The present disclosure is related to gas turbine combustion systems and, more specifically, to a combustor cap module having a retention system. According to one aspect, the retention system facilitates assembly and disassembly of the head end. In another aspect, the cap assembly facilitates cooling of the head end, while providing structural support for components (such as fuel nozzles) installed therein.
Heavy duty gas turbines are widely used for power generation. As illustrated schematically in FIG. 1, a typical heavy duty gas turbine includes a compressor section 10, a combustor section 20, a turbine section 30, and a load 40. The compressor section 10 and the turbine section 30 are linked by a common shaft or rotor 12. The compressor section 10 includes multiple stages of rotating blades that compress air, which is provided to the combustor section 20. In the combustor section 20, one or more combustors 22 combusts a mixture of fuel and the compressed air from the compressor section 10 to produce hot combustion gases. The hot combustion gases are directed to the turbine section 30, where the gases drive the rotation of turbine blades in one or more turbine stages. The rotation of the turbine blades drives the shaft 12 to rotate one or more loads 40, e.g., an electrical generator.

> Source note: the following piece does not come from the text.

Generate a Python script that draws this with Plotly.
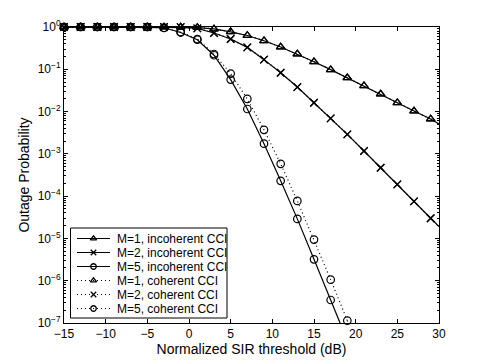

The combustor section 20 includes one or more combustors 22, each of which is provided with fuel nozzles to inject fuel and air into a combustor. The fuel nozzles of an individual combustor 22 are contained within a cap assembly. The cap assembly directs the flow of air used for combustion and cooling. One of the challenges in producing such cap assemblies is directing air flow used for combustion and cooling, while maintaining a structure capable of withstanding high vibration loads. Additionally, the design and construction of the cap assembly can significantly affect the time, cost, and complexity of installation, removal, maintenance, and general servicing. Thus, a cap assembly designed as a module for structural stability and installation efficiency would represent an advancement over the current art, which relies heavily on permanent (e.g., welded) joints between the respective components.